USB On-The-Go (USB OTG) initially build for smartphones and tablets to allow accessories devices, such as USB flash drives, mouse, and keyboard to be attached.
Today, USB OTG is seemingly to be mandatory for some people. If you haven’t one, then you should consider buying one. But, there are some considerations you must aware of before choosing the right OTG adapter for your Android phone.
Check out the list!
Table of Contents
- 1 #1 USB-C or micro USB – See what kind of USB port your phone support
- 2 #2 OTG cable or OTG adapter – choose the version that would fit your preferences
- 3 #3 Android support – Not all Android supports OTG
- 4 #4 USB 2.0 or USB 3.0 – depending on your phone’s performance
- 5 #5 Price – Always select branded products
#1 USB-C or micro USB – See what kind of USB port your phone support
This is the most common mistake that often happens. Due to its small form, USB-C and micro USB can be confused to distinguish and some people may overlook them.
USB-C is rectangular-shape with a rounded corner, and Micro USB is almost trapezium-shape and a little bit smaller than USB-C. Both ports are nearly the same size but actually not identical if you take a closer look. The user manual or the phone’s specification on the internet can help you figure out what the port it has.
#2 OTG cable or OTG adapter – choose the version that would fit your preferences
The OTG cable using a wire to connect the USB-C stem to a standard USB-A port. Meanwhile, the OTG adapter virtually has no cable on it. The stem and port are attached in one unibody.
Both functions the same, but you may prefer one from another. For example, an OTG cable may be helpful to connect devices that a bit hard to reach. While OTG adapter looks better for laptops since it has a minimalist design approach.
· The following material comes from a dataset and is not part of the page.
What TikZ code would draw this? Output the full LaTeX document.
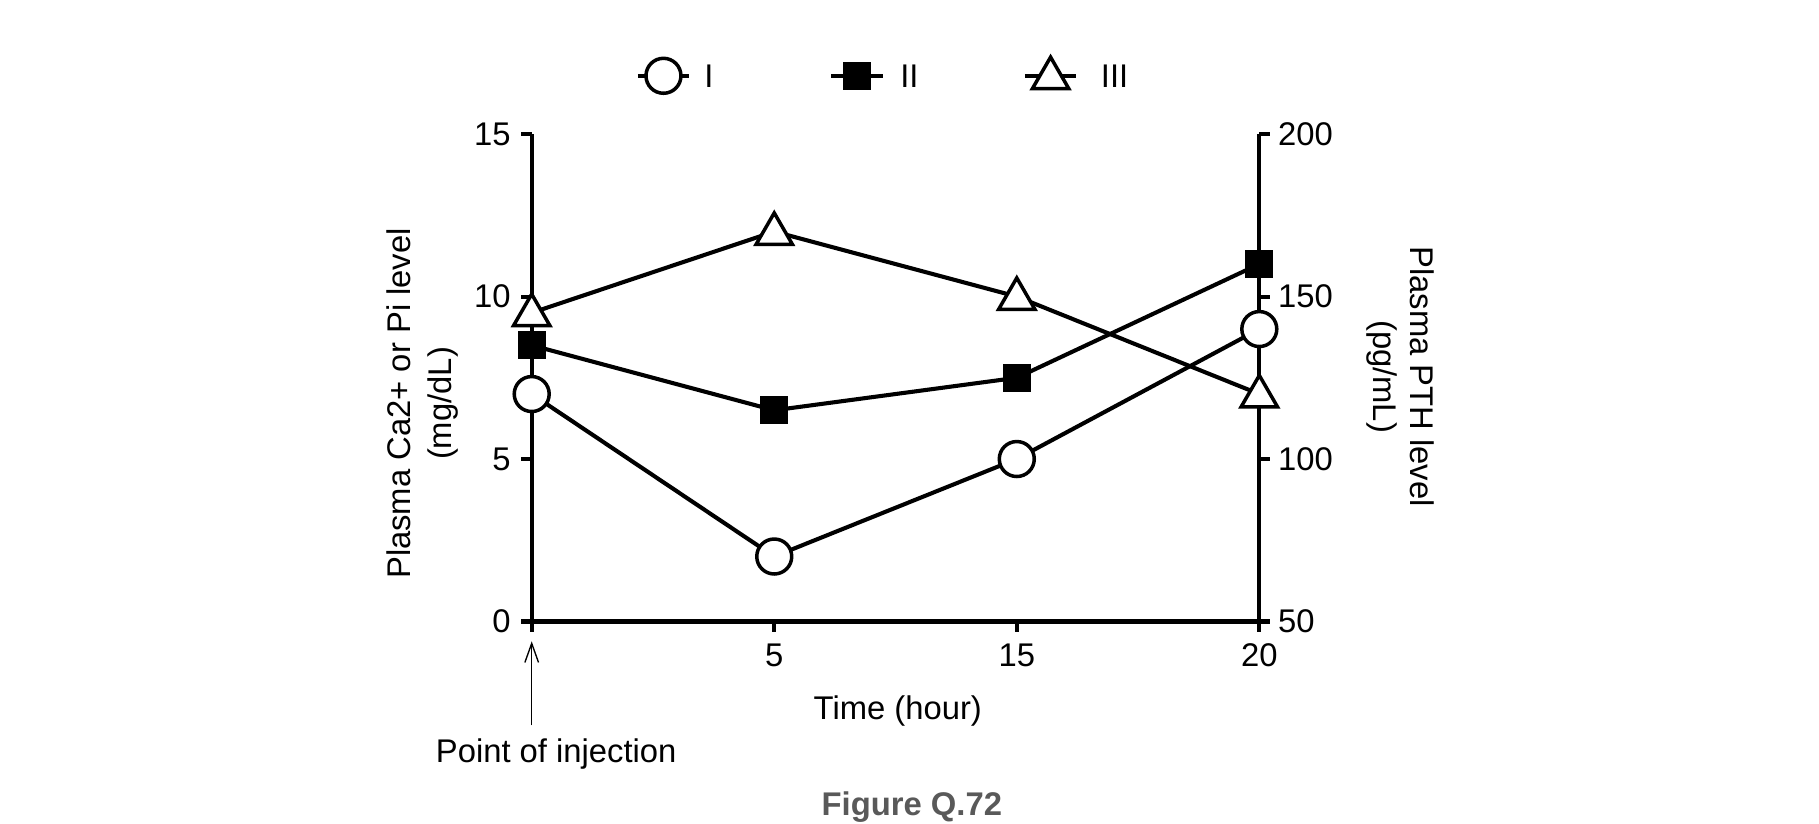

#3 Android support – Not all Android supports OTG
Not all Android devices support OTG connection. Generally, phones produced before 2013 lacks OTG support, meaning that you can’t use an OTG adapter to connect USB devices. But if your phone was produced in 2013 or above, it’s very likely that the OTG connection is supported.
You can check it via an app named USB OTG Checker. If your phone didn’t support the OTG connection, you might want to root the phone and reconfigure the USB OTG connection manually with USB OTG Helper. But even that risky step won’t guarantee to work.
#4 USB 2.0 or USB 3.0 – depending on your phone’s performance
As we already know, USB 2.0 is a mainstream generation that has been updated to USB 3.0. The interface still the same but the latest one is faster for transferring data. There is also a minor update dubbed USB 3.1 which twice faster than its predecessor.
Theoretically, USB 2.0 can reach 480 MB/s, while USB 3.0 and USB 3.1 could reach 5 GB/s and 10 GB/s respectively. Of course, you have to pay extra for that speed. But keep in mind that most phones today are not that fast, so it will run at slower speeds.
Also it depends on the use case. If you only want to transfer small documents between devices, then USB 3.0 won’t be any different from USB 2.0.
#5 Price – Always select branded products
The USB OTG for Android phones currently start from $5 on Amazon. For example, AUKEY USB-C with a USB 3.0 interface priced at $5,99, and you got two pieces in the package. Meanwhile, Micro USB OTG is cheaper at $2,50.
Some brands are selling more expensive USB OTG with better durability, longer warranty, and perhaps additional features. It’s up to you to choose, but generally speaking, branded products are more recommended.